Le mouvement de mai et juin 1968 a apporté une grande base militante à l'extrême-gauche. Mais dès 1971-1973, la dynamique « gauchiste » est cassée.

La Gauche Prolétarienne a mené actions sur actions et s'est épuisée, basculant dans le populisme ultra-démocratique et procédant à son auto-dissolution en 1971.

La Ligue Communiste a elle mis en avant un mélange de guévarisme et de trotskysme, célébrant Ho Chi Minh et Che Guevara, organisant à partir de la « IVe Internationale » des luttes armées en Amérique latine, affirmant la primauté de l'anti-impérialisme, soutenant les mouvements « nationalitaires » (Basques, Bretons, etc.) en Europe, etc.

Cette stratégie, ce courant trotskyste l'abandonna grandement à son interdiction en 1973 suivant l'attaque, organisée avec le PCMLF, d'un meeting fasciste.

Après une reformation sous le nom de Ligue Communiste Révolutionnaire, la ligne redevient celle, classique, de l'entrisme trotskyste dans la social-démocratie et les revendications débordant celle-ci par la gauche.

Cela signifie en pratique que la proposition stratégique maoïste est « coulée » en 1973 et qu'inversement la LCR prend le premier rôle militant pour 30 ans, en se posant comme « aile gauche » de la social-démocratie.

Et que la social-démocratie peut, à la suite de mai 1968, se proposer comme pôle central du changement pour le « socialisme.

Le second tournant : 1994-1995

L'antifascisme alternatif de la fin des années 1980, la chute du mur de Berlin, l'effondrement de l'URSS et la première guerre du Golfe modifièrent les conditions de la donne du premier tournant de 1971-1973.

Au début des années 1990, différentes structures autonomes réapparaissent, la jeunesse de la LCR connaît une scission massive et militante (les Jeunesses Communistes Révolutionnaires - Egalité), l'extrême-gauche est fortement active.

Un moment-clef s'exprima alors sous la forme du rejet du projet de CIP (Contrat d'Insertion Professionnelle), un « smic jeunes » pour les moins de 26 ans, qui provoqua un immense mouvement de la jeunesse, marqué par de très nombreux affrontements avec la police, qui généralisa d'ultra-violentes brigades volantes en civil.

Le second moment-clef s'exprima directement dans le monde du travail et non plus simplement la jeunesse : l'opposition massive au « plan Juppé » sur les retraites et la Sécurité sociale, en novembre 1995. La mobilisation est immense et l'actualité sociale omniprésente dans tout le pays, avec une grande effervescence.
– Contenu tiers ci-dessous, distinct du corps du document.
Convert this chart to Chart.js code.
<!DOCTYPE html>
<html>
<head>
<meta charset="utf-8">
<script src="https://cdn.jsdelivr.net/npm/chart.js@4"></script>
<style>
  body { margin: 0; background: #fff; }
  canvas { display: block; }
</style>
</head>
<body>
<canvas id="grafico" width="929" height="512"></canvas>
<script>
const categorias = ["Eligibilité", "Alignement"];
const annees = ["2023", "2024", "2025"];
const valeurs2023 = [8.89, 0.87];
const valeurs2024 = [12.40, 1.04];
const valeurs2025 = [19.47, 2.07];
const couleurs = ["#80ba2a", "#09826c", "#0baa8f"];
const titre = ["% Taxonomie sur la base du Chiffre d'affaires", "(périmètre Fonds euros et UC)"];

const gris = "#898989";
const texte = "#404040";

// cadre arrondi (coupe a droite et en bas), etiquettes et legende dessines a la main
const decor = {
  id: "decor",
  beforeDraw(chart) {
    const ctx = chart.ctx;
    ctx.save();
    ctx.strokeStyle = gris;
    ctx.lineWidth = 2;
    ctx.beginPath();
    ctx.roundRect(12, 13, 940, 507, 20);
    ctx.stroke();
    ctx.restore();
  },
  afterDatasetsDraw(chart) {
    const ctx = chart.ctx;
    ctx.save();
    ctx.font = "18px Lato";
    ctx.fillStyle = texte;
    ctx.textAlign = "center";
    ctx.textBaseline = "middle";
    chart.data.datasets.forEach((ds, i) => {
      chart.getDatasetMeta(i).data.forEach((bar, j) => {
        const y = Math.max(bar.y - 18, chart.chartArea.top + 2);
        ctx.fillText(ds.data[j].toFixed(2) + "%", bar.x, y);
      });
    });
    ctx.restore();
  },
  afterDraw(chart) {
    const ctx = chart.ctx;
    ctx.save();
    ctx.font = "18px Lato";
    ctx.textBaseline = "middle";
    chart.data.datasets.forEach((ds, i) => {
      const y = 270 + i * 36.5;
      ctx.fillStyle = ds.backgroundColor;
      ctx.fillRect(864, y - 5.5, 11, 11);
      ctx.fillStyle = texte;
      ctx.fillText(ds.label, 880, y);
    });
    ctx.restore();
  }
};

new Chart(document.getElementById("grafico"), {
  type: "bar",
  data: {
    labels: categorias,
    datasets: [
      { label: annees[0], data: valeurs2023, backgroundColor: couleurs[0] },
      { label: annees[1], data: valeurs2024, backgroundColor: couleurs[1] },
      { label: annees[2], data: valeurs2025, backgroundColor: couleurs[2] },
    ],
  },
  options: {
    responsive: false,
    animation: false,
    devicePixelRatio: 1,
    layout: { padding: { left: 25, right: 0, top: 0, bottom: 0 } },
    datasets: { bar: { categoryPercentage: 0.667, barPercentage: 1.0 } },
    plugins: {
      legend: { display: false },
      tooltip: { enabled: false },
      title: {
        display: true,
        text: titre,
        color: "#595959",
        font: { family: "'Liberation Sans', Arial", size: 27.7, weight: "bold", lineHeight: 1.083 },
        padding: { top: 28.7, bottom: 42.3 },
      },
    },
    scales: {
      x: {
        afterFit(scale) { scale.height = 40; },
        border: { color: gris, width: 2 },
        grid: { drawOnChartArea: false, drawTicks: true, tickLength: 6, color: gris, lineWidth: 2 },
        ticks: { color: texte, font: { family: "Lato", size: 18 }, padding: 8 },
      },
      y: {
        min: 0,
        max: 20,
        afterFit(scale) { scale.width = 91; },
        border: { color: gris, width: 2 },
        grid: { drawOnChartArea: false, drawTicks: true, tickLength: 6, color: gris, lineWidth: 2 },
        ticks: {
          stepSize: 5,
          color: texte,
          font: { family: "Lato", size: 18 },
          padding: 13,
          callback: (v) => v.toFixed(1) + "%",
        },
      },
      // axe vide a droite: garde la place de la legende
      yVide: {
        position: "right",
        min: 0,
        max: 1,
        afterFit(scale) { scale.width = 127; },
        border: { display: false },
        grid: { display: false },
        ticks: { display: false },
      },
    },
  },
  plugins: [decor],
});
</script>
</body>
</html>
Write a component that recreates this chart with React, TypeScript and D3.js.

L'échec allait être double ici.

L'échec de 1994-1995

Tout d'abord, en octobre 1994, dans le mouvement autonome, une opération de récupération d'armes dans une fourrière de la région parisienne tourne au drame anti-populaire en raison d'une idéologie et d'une ligne erronées.
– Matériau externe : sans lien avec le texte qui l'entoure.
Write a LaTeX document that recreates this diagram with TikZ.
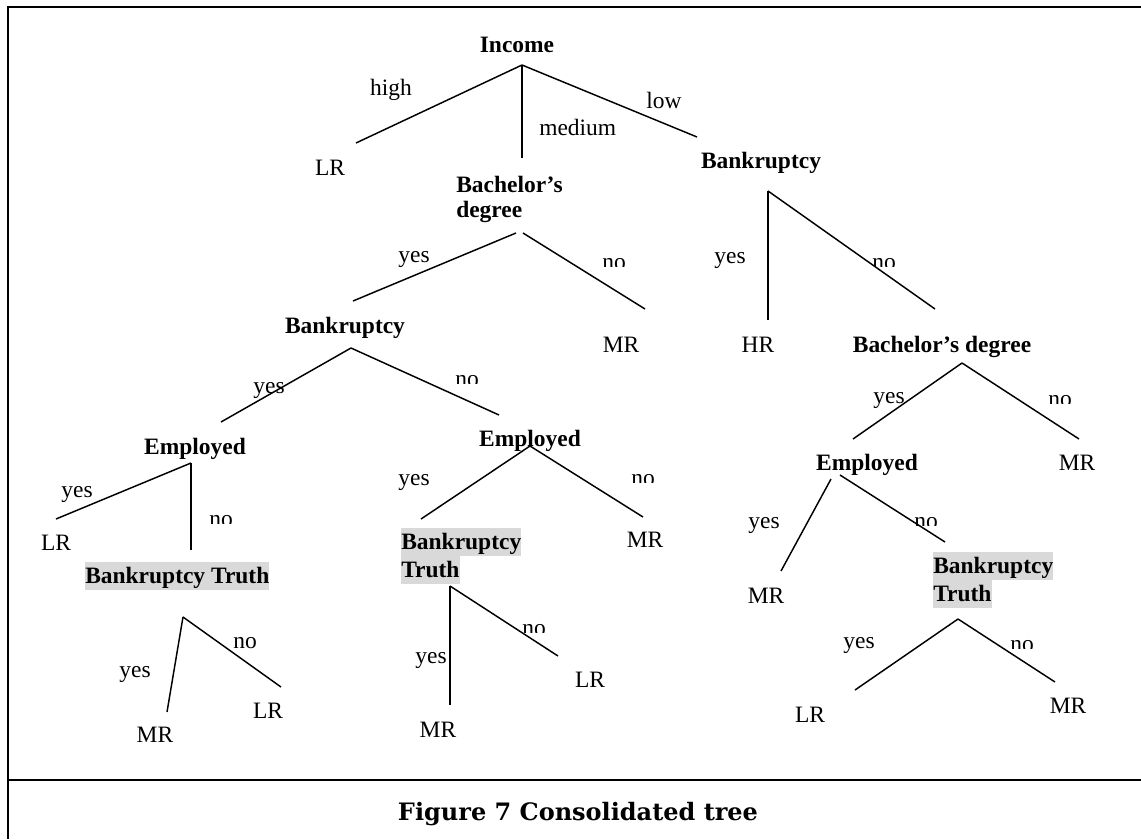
\documentclass[tikz,border=0pt]{standalone}
\usepackage{fontspec}
\usepackage{graphicx}
\setmainfont{Liberation Serif}
\newfontfamily\capfont{DejaVu Serif}
\definecolor{hlgray}{HTML}{D9D9D9}
\setlength{\fboxsep}{0pt}
% grey highlighted line of text, one text line high
\newcommand\hlbox[1]{\colorbox{hlgray}{\rule[-5.25pt]{0pt}{21pt}#1}}
% a "no" label whose lower part is cut off by its text frame
\newcommand\cutno[4]{%
  \begin{scope}
    \clip (#2-20,#3-25) rectangle (#2+20,#4);
    \node[lbl] (#1) at (#2,#3) {no};
  \end{scope}}

\tikzset{
  frame/.style={line width=1.5pt},
  edge/.style={line width=1.1pt},
  lbl/.style={inner sep=0pt, anchor=base, font=\fontsize{17.6}{21}\selectfont},
  title/.style={lbl, font=\fontsize{17.6}{21}\selectfont\bfseries},
  hltitle/.style={inner sep=0pt, anchor=north west, align=left,
                  font=\fontsize{17.6}{21}\selectfont\bfseries},
}

\begin{document}
\begin{tikzpicture}[x=0.75pt,y=-0.75pt]
\useasboundingbox (0,0) rectangle (1141,839);

% outer frame and caption separator
\draw[frame] (1141,6.5) -- (7.5,6.5) -- (7.5,839);
\draw[frame] (7.5,780) -- (1141,780);

% ---------- node labels ----------
\node[title] (income) at (517,52) {Income};
\node[lbl] (lr1) at (330,175) {LR};
\node[title, anchor=north west, align=left, font=\fontsize{17.6}{18.75}\selectfont\bfseries]
  (bach1) at (456,176) {Bachelor’s\\degree};
\node[title] (bank1) at (761,168) {Bankruptcy};

\node[title] (bank2) at (345,333) {Bankruptcy};
\node[lbl] (mr1) at (621,352) {MR};
\node[lbl] (hr1) at (758,352) {HR};
\node[title] (bach2) at (942,352) {Bachelor’s degree};

\node[title] (emp1) at (195,454) {Employed};
\node[title] (emp2) at (530,446) {Employed};
\node[title] (emp3) at (867,470) {Employed};
\node[lbl] (mr2) at (1077,470) {MR};

\node[lbl] (lr2) at (56,550) {LR};
\node[lbl] (mr3) at (645,547) {MR};
\node[lbl] (mr4) at (766,603) {MR};

\node[hltitle] (truth1) at (85,562) {\hlbox{Bankruptcy Truth}};
\node[hltitle] (truth2) at (401,528) {\hlbox{Bankruptcy}\\\hlbox{Truth}};
\node[hltitle] (truth3) at (933,552) {\hlbox{Bankruptcy}\\\hlbox{Truth}};

\node[lbl] (mr5) at (155,742) {MR};
\node[lbl] (lr3) at (268,718) {LR};
\node[lbl] (mr6) at (438,737) {MR};
\node[lbl] (lr4) at (590,687) {LR};
\node[lbl] (lr5) at (810,722) {LR};
\node[lbl] (mr7) at (1068,713) {MR};

% ---------- branch end points ----------
\coordinate (a-inc) at (522,65);
\coordinate (e-high) at (356,143);
\coordinate (e-med) at (522,158);
\coordinate (e-low) at (697,137);

\coordinate (a-bd1l) at (516,233);
\coordinate (a-bd1r) at (523,233);
\coordinate (e-bd1y) at (353,301);
\coordinate (e-bd1n) at (645,309);

\coordinate (a-bk1) at (768,191);
\coordinate (e-bk1y) at (768,320);
\coordinate (e-bk1n) at (935,309);

\coordinate (a-bk2) at (351,348);
\coordinate (e-bk2y) at (221,422);
\coordinate (e-bk2n) at (499,415);

\coordinate (a-bd2) at (962,363);
\coordinate (e-bd2y) at (853,439);
\coordinate (e-bd2n) at (1079,439);

\coordinate (a-em1) at (191,463);
\coordinate (e-em1y) at (56,519);
\coordinate (e-em1n) at (191,550);

\coordinate (a-em2) at (530,446);
\coordinate (e-em2y) at (421,519);
\coordinate (e-em2n) at (643,517);

\coordinate (a-em3y) at (831,479);
\coordinate (e-em3y) at (781,571);
\coordinate (a-em3n) at (840,475);
\coordinate (e-em3n) at (945,542);

\coordinate (a-bt1) at (183,617);
\coordinate (e-bt1y) at (167,712);
\coordinate (e-bt1n) at (281,687);

\coordinate (a-bt2) at (450,586);
\coordinate (e-bt2y) at (450,705);
\coordinate (e-bt2n) at (558,656);

\coordinate (a-bt3) at (958,619);
\coordinate (e-bt3y) at (855,690);
\coordinate (e-bt3n) at (1055,682);

% ---------- branches ----------
\draw[edge] (a-inc) -- (e-high);
\draw[edge] (a-inc) -- (e-med);
\draw[edge] (a-inc) -- (e-low);
\draw[edge] (a-bd1l) -- (e-bd1y);
\draw[edge] (a-bd1r) -- (e-bd1n);
\draw[edge] (a-bk1) -- (e-bk1y);
\draw[edge] (a-bk1) -- (e-bk1n);
\draw[edge] (a-bk2) -- (e-bk2y);
\draw[edge] (a-bk2) -- (e-bk2n);
\draw[edge] (a-bd2) -- (e-bd2y);
\draw[edge] (a-bd2) -- (e-bd2n);
\draw[edge] (a-em1) -- (e-em1y);
\draw[edge] (a-em1) -- (e-em1n);
\draw[edge] (a-em2) -- (e-em2y);
\draw[edge] (a-em2) -- (e-em2n);
\draw[edge] (a-em3y) -- (e-em3y);
\draw[edge] (a-em3n) -- (e-em3n);
\draw[edge] (a-bt1) -- (e-bt1y);
\draw[edge] (a-bt1) -- (e-bt1n);
\draw[edge] (a-bt2) -- (e-bt2y);
\draw[edge] (a-bt2) -- (e-bt2n);
\draw[edge] (a-bt3) -- (e-bt3y);
\draw[edge] (a-bt3) -- (e-bt3n);

% ---------- branch labels ----------
\node[lbl] (l-high) at (391,95) {high};
\node[lbl, anchor=base west] (l-med) at (539,135) {medium};
\node[lbl] (l-low) at (664,108) {low};

\node[lbl] (y-bd1) at (414,262) {yes};
\cutno{n-bd1}{614}{269}{266}
\node[lbl] (y-bk1) at (730,263) {yes};
\cutno{n-bk1}{884}{269}{266}

\node[lbl] (y-bk2) at (269,393) {yes};
\cutno{n-bk2}{467}{386}{383}
\node[lbl] (y-bd2) at (889,403) {yes};
\cutno{n-bd2}{1060}{406}{403}

\node[lbl] (y-em1) at (77,497) {yes};
\cutno{n-em1}{221}{526}{523}
\node[lbl] (y-em2) at (414,485) {yes};
\cutno{n-em2}{643}{485}{482}
\node[lbl] (y-em3) at (764,528) {yes};
\cutno{n-em3}{926}{528}{525}

\node[lbl] (y-bt1) at (135,677) {yes};
\node[lbl] (n-bt1) at (245,648) {no};
\node[lbl] (y-bt2) at (431,663) {yes};
\cutno{n-bt2}{534}{635}{632}
\node[lbl] (y-bt3) at (859,648) {yes};
\cutno{n-bt3}{1022}{651}{648}

% ---------- caption ----------
\node[inner sep=0pt, anchor=base] (caption) at (578,820)
  {\resizebox{270pt}{!}{\capfont\bfseries\fontsize{17.6}{21}\selectfont Figure 7 Consolidated tree}};
\end{tikzpicture}
\end{document}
Audry Maupin, un insurrectionnaliste mouvementiste, est tué dans l'opération marquée par une prise d'otages de simples passants, dont un sera même tué.

Or, Audry Maupin avait milité dans le milieu anarchiste et autonome et il se produit une vague totale de dissociation et de dénonciation (dont un fameux lamentable article « anarchistes pas tueurs » publié par la Fédération Anarchiste).

Seul un groupe, largement dénoncé, publiera à la faculté de Tolbiac un document intitulé « Il faut être aussi radical que la réalité » et affirmera que les erreurs d'Audry Maupin ont comme origine le réformisme et les prétentions anarchistes.

Le syndicat anarcho-syndicaliste CNT, dont Audry Maupin avait été membre, se dissocia de son côté encore plus des autonomes, accueillant cependant de plus en plus ses activistes comme force militante, pour les éjecter au fur et à mesure de la croissance de la structure.

Et dans le mouvement autonome, la tendance dite « négriste » (en référence au théoricien « autonome » italien Toni Negri réfugié à Paris) , rejetant formellement toute violence révolutionnaire au nom d'un économisme de masse, triomphera totalement aux côtés des décomposés spontanéistes (Collectif d'agitation pour un revenu garanti optimal -CARGO et « Travailleurs, Chômeurs, et Précaires en colère » - TCP d'un côté, revue Tic-Tac de l'autre).

La contestation autonome n'eut ainsi pas d'impact suffisant lors du mouvement de 1995. De la même manière, les positions radicales chez les travailleurs furent écrasées lentement mais sûrement, notamment en raison du double jeu de la secrétaire général de la Confédération française démocratique du travail (CFDT), Nicole Notat.

Notat va feindre la lutte pour mieux soutenir le plan Juppé, mettant en avant une ligne de contestation « institutionnelle », acceptable, sans conflits, etc. Cela va impulser la dynamique d'un syndicalisme de discussion encore plus ouverte avec le gouvernement.

Et cela va renforcer les courants syndicalistes durs, comme l'Union syndicale Solidaires (avec les « SUD ») et la CNT.

La situation aujourd’hui et les deux tournants

La situation que l'on connaît au début des années 2010 est ainsi directement liée, pour une très grande partie, à ce tournant de 1994-1995. L'existence du Front de Gauche est culturellement liée à l'existence d'une « opposition » à Nicole Notat, mais de manière syndicale, dans la CGT, la CGT-FO, les syndicats SUD, la CNT, etc.

De la même manière, politiquement et idéologiquement, c'est le tournant de 1971-1973, marqué par la fin de l'affirmation révolutionnaire insurrectionnelle, qui prime encore.

Il y a là deux épisodes historiques qui forment un « verrou » aux luttes de classes.